Oil Inventories Rise Slightly But Still No Signs Of Glut

The latest petroleum status report has been released by the Energy Information Administration and it shows the continuation of many of the same trends that I have reported on previously in this column. Despite the media hype to the contrary, the balance between the supply of oil and the demand for it is actually tighter than it was last year.  However, the price action in the markets is essentially showing that the opposite is true.

At the end of the week ended November 14, the nation’s commercial inventories of crude oil contained 381.1 million barrels of oil. This is a slight increase from the previous week’s level of 378.5 million barrels. However, as has been the case for several weeks now, it is significantly lower than the amount of oil that was in the same commercial inventories at the same time last year. At the end of the corresponding week last year, these inventories contained 388.5 million barrels of oil.  Thus, inventories contained approximately 1.94% more oil last year.

The nation’s gasoline inventories also increased week-over-week, continuing last week’s trend.  At the end of the week ended November 14, the nation’s gasoline inventories contained a total of 204.6 million barrels of gasoline compared to 203.6 million barrels at the end of the previous week.  This is still much lower than the amount of gasoline that was contained in these same inventories at the end of the corresponding week last year.  At the end of that week, gasoline inventories contained 208.9 million barrels. Despite the week-over-week increase, there are no signs of a gasoline supply glut as these are historically average numbers for this time of year.

One possible reason for the increase in gasoline inventories is that refineries produced more of it during the week. During the four-week period that ended November 14, 2014, an average of 9.057 million barrels of gasoline was supplied to the market every day. This is a slight increase from the 8.968 million barrels supplied per day during the four-week period ended the previous week. However, there was still less gasoline supplied during the most recent four-week period than during the corresponding period of last year.

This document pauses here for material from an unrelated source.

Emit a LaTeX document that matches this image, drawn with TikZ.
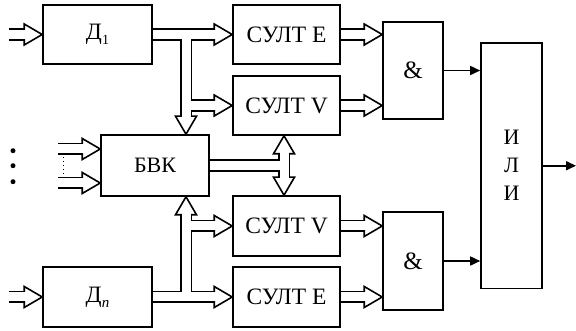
\documentclass[tikz,border=0pt]{standalone}
\usepackage{fontspec}
\setmainfont{Liberation Serif}
\usetikzlibrary{arrows.meta}
\newcommand\hR[1]{\draw[headS] (#1) -- ++(-18,-10.5) -- ++(0,21) -- cycle;}
\newcommand\hD[1]{\draw[headS] (#1) -- ++(-10.5,-18) -- ++(21,0) -- cycle;}
\newcommand\hU[1]{\draw[headS] (#1) -- ++(-10.5,18) -- ++(21,0) -- cycle;}
\begin{document}
\begin{tikzpicture}[x=1pt,y=-1pt,
  box/.style={draw, line width=1.6pt, inner sep=0pt, font=\fontsize{22}{24}\selectfont},
  sult/.style={box, font=\fontsize{23.5}{26}\selectfont},
  dbox/.style={box, font=\fontsize{23.5}{26}\selectfont},
  andbox/.style={box, font=\fontsize{25}{28}\selectfont},
  shaftB/.style={draw=black, line width=12.2pt, line cap=butt, line join=miter},
  shaftW/.style={draw=white, line width=9pt, line cap=butt, line join=miter},
  headS/.style={draw=black, fill=white, line width=1.6pt, line join=miter},
  wire/.style={draw, line width=1.6pt, -{Triangle[length=10pt,width=9pt]}},
]
\useasboundingbox (0,0) rectangle (576,331);
% blocks
\node[dbox, minimum width=109pt, minimum height=59pt] (D1) at (97.5,34.5) {Д\raisebox{-5pt}{\fontsize{14}{14}\selectfont 1}};
\node[dbox, minimum width=109pt, minimum height=60pt] (Dn) at (97.5,297) {Д\raisebox{-5pt}{\fontsize{15}{15}\selectfont\itshape n}};
\node[box, minimum width=108pt, minimum height=61pt] (BVK) at (155,165.5) {БВК};
\node[sult, minimum width=107pt, minimum height=59pt] (SE1) at (286.5,34.5) {СУЛТ E};
\node[sult, minimum width=107pt, minimum height=59pt] (SV1) at (286.5,105.5) {СУЛТ V};
\node[sult, minimum width=107pt, minimum height=60pt] (SV2) at (286.5,226) {СУЛТ V};
\node[sult, minimum width=107pt, minimum height=60pt] (SE2) at (286.5,297) {СУЛТ E};
\node[andbox, minimum width=60pt, minimum height=97pt] (A1) at (413,70.5) {\&};
\node[andbox, minimum width=60pt, minimum height=98pt] (A2) at (413,261) {\&};
\node[box, minimum width=61pt, minimum height=245.5pt, align=center,
      font=\fontsize{22}{28}\selectfont] (OR) at (511.5,165.75) {И\\Л\\И};
% free ends and junctions
\coordinate (in1) at (9,34.5);
\coordinate (in2) at (9,297);
\coordinate (in3) at (58,149);
\coordinate (in4) at (58,183);
\coordinate (out) at (576,165.75);
\coordinate (vx) at (186,0);
\coordinate (wx) at (284,0);
\coordinate (t3) at (BVK.west |- in3);
\coordinate (t4) at (BVK.west |- in4);
\coordinate (j1) at (vx |- D1.east);
\coordinate (j2) at (vx |- SV1.west);
\coordinate (t5) at (vx |- BVK.north);
\coordinate (j3) at (vx |- Dn.east);
\coordinate (j4) at (vx |- SV2.west);
\coordinate (t6) at (vx |- BVK.south);
\coordinate (t7) at (wx |- SV1.south);
\coordinate (t8) at (wx |- SV2.north);
\coordinate (j5) at (wx |- BVK.east);
\coordinate (a1) at (SE1.east -| A1.west);
\coordinate (a2) at (SV1.east -| A1.west);
\coordinate (a3) at (SV2.east -| A2.west);
\coordinate (a4) at (SE2.east -| A2.west);
% heads
\hR{D1.west} \hR{Dn.west} \hR{t3} \hR{t4}
\hR{SE1.west} \hR{SV1.west} \hR{SV2.west} \hR{SE2.west}
\hR{a1} \hR{a2} \hR{a3} \hR{a4}
\hD{t5} \hD{t8} \hU{t6} \hU{t7}
% hollow shafts
\def\shaftsB{
 (in1) -- ([xshift=-18pt]D1.west)
 (in2) -- ([xshift=-18pt]Dn.west)
 (in3) -- ([xshift=-18pt]t3)
 (in4) -- ([xshift=-18pt]t4)
 (D1.east) -- ([xshift=-18pt]SE1.west)
 (j1) -- ([yshift=18pt]t5)
 (j2) -- ([xshift=-18pt]SV1.west)
 (Dn.east) -- ([xshift=-18pt]SE2.west)
 (j3) -- ([yshift=-18pt]t6)
 (j4) -- ([xshift=-18pt]SV2.west)
 (BVK.east) -- (j5)
 ([yshift=-18pt]t7) -- ([yshift=18pt]t8)
 (SE1.east) -- ([xshift=-18pt]a1)
 (SV1.east) -- ([xshift=-18pt]a2)
 (SV2.east) -- ([xshift=-18pt]a3)
 (SE2.east) -- ([xshift=-18pt]a4)
}
\def\shaftsW{
 (in1) -- ([xshift=-15pt]D1.west)
 (in2) -- ([xshift=-15pt]Dn.west)
 (in3) -- ([xshift=-15pt]t3)
 (in4) -- ([xshift=-15pt]t4)
 (D1.east) -- ([xshift=-15pt]SE1.west)
 (j1) -- ([yshift=15pt]t5)
 (j2) -- ([xshift=-15pt]SV1.west)
 (Dn.east) -- ([xshift=-15pt]SE2.west)
 (j3) -- ([yshift=-15pt]t6)
 (j4) -- ([xshift=-15pt]SV2.west)
 (BVK.east) -- (j5)
 ([yshift=-15pt]t7) -- ([yshift=15pt]t8)
 (SE1.east) -- ([xshift=-15pt]a1)
 (SV1.east) -- ([xshift=-15pt]a2)
 (SV2.east) -- ([xshift=-15pt]a3)
 (SE2.east) -- ([xshift=-15pt]a4)
}
\draw[shaftB] \shaftsB;
\draw[shaftW] \shaftsW;
% single wires
\draw[wire] (A1.east) -- (A1.east -| OR.west);
\draw[wire] (A2.east) -- (A2.east -| OR.west);
\draw[wire] (OR.east) -- (out);
% ellipsis marks
\fill (13,150.7) circle (2.5pt);
\fill (13,165.7) circle (2.5pt);
\fill (13,181.7) circle (2.5pt);
\draw[line width=1pt, dash pattern=on 1pt off 3pt] (63,157) -- (63,176);
\end{tikzpicture}
\end{document}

As might be expected, one reason for the increase in gasoline production is that the amount of oil sent to and processed by refineries also increased.  During the week ended November 14, the nation’s refineries ran at 89.1% capacity and processed an average of 15.57 million barrels of crude oil per day. This represents an increase of 1.14% from the previous week’s level. It also represents an increase over last year’s level, which has been a regular occurrence over the past several weeks.

As inventories are lower than they were last year, there continues to be no sign of a glut of the sort that would normally cause a decline in oil prices like we have seen in the past few months.